I have never admitted to this before, but an undiscovered gender bias ran deep within me when I sat down at that book-laden table in Durham to write my essay. I had heard the name Vera Rubin before, but despite “Vera” typically being a female name, it surprised me to find out that this legend of astronomy was a woman. This is unbelievable to me now, but it shows how much I had internalized the idea that only men led the history of my chosen subject. I’m pretty sure that my later activism in gender equality is a subconscious penance for this unforgivable blunder.
The thread of sexism faced by Rubin pops up in the book where relevant, and there is a more detailed discussion of it towards the end, but it is Rubin’s love of astronomy (an “extra family member”, as she called it) that Yeager prioritizes. I like this. Rubin would want to be remembered for the science, and Yeager honours that wish.

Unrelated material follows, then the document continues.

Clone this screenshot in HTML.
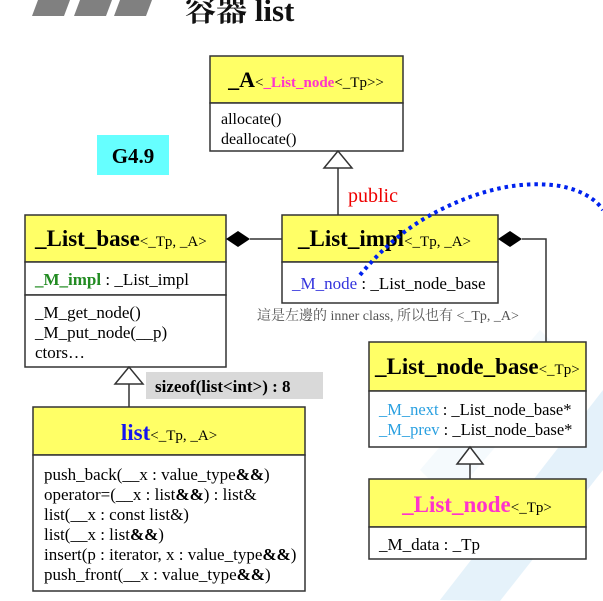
<!DOCTYPE html>
<html><head><meta charset="utf-8"><style>
html,body{margin:0;padding:0;background:#fff;width:603px;height:601px;overflow:hidden}
svg{display:block}
text{font-family:"Liberation Serif","Noto Serif CJK SC",serif}
</style></head><body>
<svg width="603" height="601" viewBox="0 0 603 601" xmlns="http://www.w3.org/2000/svg">
<!-- watermark -->
<g opacity="0.18">
<polygon points="440,600 603,390 603,470 500,601" fill="#6fb6e6"/>
<polygon points="420,470 540,330 570,360 450,500" fill="#c9e6f6"/>
</g>
<!-- title bars -->
<polygon points="38,0 70,0 64,16 32,16" fill="#808080"/>
<polygon points="80,0 112,0 106,16 74,16" fill="#808080"/>
<polygon points="120,0 152,0 146,16 114,16" fill="#808080"/>
<text x="185" y="21" font-size="31" font-weight="bold" fill="#111">容器 list</text>

<!-- G4.9 -->
<rect x="97" y="135" width="72" height="40" fill="#66ffff"/>
<text x="133" y="163" font-size="21" font-weight="bold" text-anchor="middle">G4.9</text>

<!-- _A box -->
<rect x="210" y="56" width="193" height="47" fill="#ffff66" stroke="#333" stroke-width="1.5"/>
<rect x="210" y="103" width="193" height="48" fill="#fff" stroke="#333" stroke-width="1.5"/>
<text x="306" y="87" font-size="15" text-anchor="middle"><tspan font-size="22" font-weight="bold">_A</tspan>&lt;<tspan fill="#ff33cc" font-weight="bold">_List_node</tspan>&lt;_Tp&gt;&gt;</text>
<text x="221" y="124" font-size="16">allocate()</text>
<text x="221" y="144" font-size="16">deallocate()</text>

<!-- inheritance A -->
<line x1="338" y1="168" x2="338" y2="215" stroke="#333" stroke-width="1.5"/>
<polygon points="338,151 324,168 352,168" fill="#fff" stroke="#333" stroke-width="1.5"/>
<text x="348" y="202" font-size="20" fill="#e00">public</text>

<!-- _List_base -->
<rect x="25" y="215" width="201" height="47" fill="#ffff66" stroke="#333" stroke-width="1.5"/>
<rect x="25" y="262" width="201" height="33" fill="#fff" stroke="#333" stroke-width="1.5"/>
<rect x="25" y="295" width="201" height="72" fill="#fff" stroke="#333" stroke-width="1.5"/>
<text x="35" y="246" font-size="15"><tspan font-size="23" font-weight="bold">_List_base</tspan>&lt;_Tp, _A&gt;</text>
<text x="35" y="285" font-size="17"><tspan fill="#228b22" font-weight="bold">_M_impl</tspan> : _List_impl</text>
<text x="35" y="318" font-size="17">_M_get_node()</text>
<text x="35" y="338" font-size="17">_M_put_node(__p)</text>
<text x="35" y="358" font-size="17">ctors…</text>

<!-- diamond base-impl -->
<line x1="250" y1="239" x2="282" y2="239" stroke="#333" stroke-width="1.5"/>
<polygon points="226,239 238,231 250,239 238,247" fill="#000"/>

<!-- _List_impl -->
<rect x="282" y="215" width="216" height="47" fill="#ffff66" stroke="#333" stroke-width="1.5"/>
<rect x="282" y="262" width="216" height="41" fill="#fff" stroke="#333" stroke-width="1.5"/>
<text x="298" y="246" font-size="15"><tspan font-size="23" font-weight="bold">_List_impl</tspan>&lt;_Tp, _A&gt;</text>
<text x="292" y="289" font-size="17"><tspan fill="#3333dd">_M_node</tspan> : _List_node_base</text>
<text x="257" y="320" font-size="14" fill="#555">這是左邊的 inner class, 所以也有 &lt;_Tp, _A&gt;</text>

<!-- diamond impl-node_base -->
<polyline points="522,239 546,239 546,342" fill="none" stroke="#333" stroke-width="1.5"/>
<polygon points="498,239 510,231 522,239 510,247" fill="#000"/>

<!-- blue dotted -->
<path d="M360,275 C385,245 410,225 440,210 C480,190 520,180 560,186 C580,190 595,198 603,210" fill="none" stroke="#0022ee" stroke-width="4" stroke-dasharray="3.5,4"/>

<!-- list_base -> list -->
<line x1="129" y1="384" x2="129" y2="407" stroke="#333" stroke-width="1.5"/>
<polygon points="129,367 115,384 143,384" fill="#fff" stroke="#333" stroke-width="1.5"/>
<rect x="146" y="372" width="177" height="27" fill="#d9d9d9"/>
<text x="155" y="392" font-size="17" font-weight="bold">sizeof(list&lt;int&gt;) : 8</text>

<!-- list -->
<rect x="33" y="407" width="272" height="48" fill="#ffff66" stroke="#333" stroke-width="1.5"/>
<rect x="33" y="455" width="272" height="136" fill="#fff" stroke="#333" stroke-width="1.5"/>
<text x="169" y="440" font-size="15" text-anchor="middle"><tspan font-size="23" font-weight="bold" fill="#1515ee">list</tspan>&lt;_Tp, _A&gt;</text>
<g font-size="17">
<text x="44" y="480">push_back(__x : value_type<tspan font-weight="bold">&amp;&amp;</tspan>)</text>
<text x="44" y="500">operator=(__x : list<tspan font-weight="bold">&amp;&amp;</tspan>) : list&amp;</text>
<text x="44" y="520">list(__x : const list&amp;)</text>
<text x="44" y="540">list(__x : list<tspan font-weight="bold">&amp;&amp;</tspan>)</text>
<text x="44" y="560">insert(p : iterator, x : value_type<tspan font-weight="bold">&amp;&amp;</tspan>)</text>
<text x="44" y="580">push_front(__x : value_type<tspan font-weight="bold">&amp;&amp;</tspan>)</text>
</g>

<!-- _List_node_base -->
<rect x="369" y="342" width="217" height="49" fill="#ffff66" stroke="#333" stroke-width="1.5"/>
<rect x="369" y="391" width="217" height="56" fill="#fff" stroke="#333" stroke-width="1.5"/>
<text x="375" y="374" font-size="15"><tspan font-size="23" font-weight="bold">_List_node_base</tspan>&lt;_Tp&gt;</text>
<text x="379" y="415" font-size="16.5"><tspan fill="#2aa0e0">_M_next</tspan> : _List_node_base*</text>
<text x="379" y="435" font-size="16.5"><tspan fill="#2aa0e0">_M_prev</tspan> : _List_node_base*</text>

<line x1="470" y1="464" x2="470" y2="479" stroke="#333" stroke-width="1.5"/>
<polygon points="470,447 457,464 483,464" fill="#fff" stroke="#333" stroke-width="1.5"/>

<!-- _List_node -->
<rect x="369" y="479" width="217" height="48" fill="#ffff66" stroke="#333" stroke-width="1.5"/>
<rect x="369" y="527" width="217" height="32" fill="#fff" stroke="#333" stroke-width="1.5"/>
<text x="477" y="512" font-size="15" text-anchor="middle"><tspan font-size="23" font-weight="bold" fill="#ff33cc">_List_node</tspan>&lt;_Tp&gt;</text>
<text x="379" y="550" font-size="17">_M_data : _Tp</text>
</svg>
</body></html>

There is one voice I would have liked to hear a little more of, and that is of the author herself. In giving so many others their rightful place, the passion that drove Yeager to write the book gets a little lost. It was only within the acknowledgments that I realized her dedication, interviewing Rubin over a decade ago, and even accompanying her on an observing trip. Yeager’s website mentions that Rubin “didn’t just teach me about dark matter, she taught me how to live life”. I would have loved to hear a bit more of this personal insight, but this is my only gripe of substance.

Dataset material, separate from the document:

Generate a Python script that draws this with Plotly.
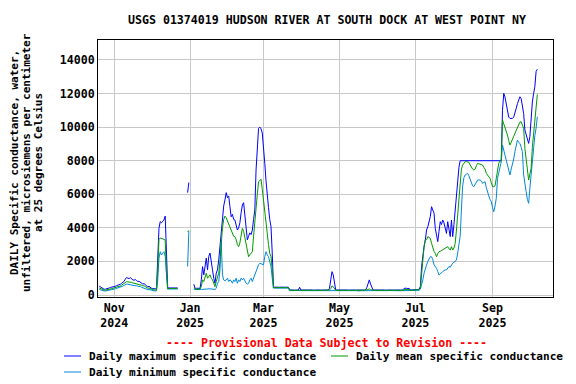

Bright Galaxies, Dark Matter, and Beyond is a mesmerizing read, and a book I will continue to dip into. Serving first and foremost as a biography, it provides more than enough information for the non-expert to understand the scientific aspects, while even someone well-versed in the story will learn something new on every page (I’m in this game and I counted 60 page-markers by the end). Rubin’s research may have revolved around dark matter, but Yeager has flipped the light switch back on and presented her as an astronomer and human being, leading her out of the shadows for good.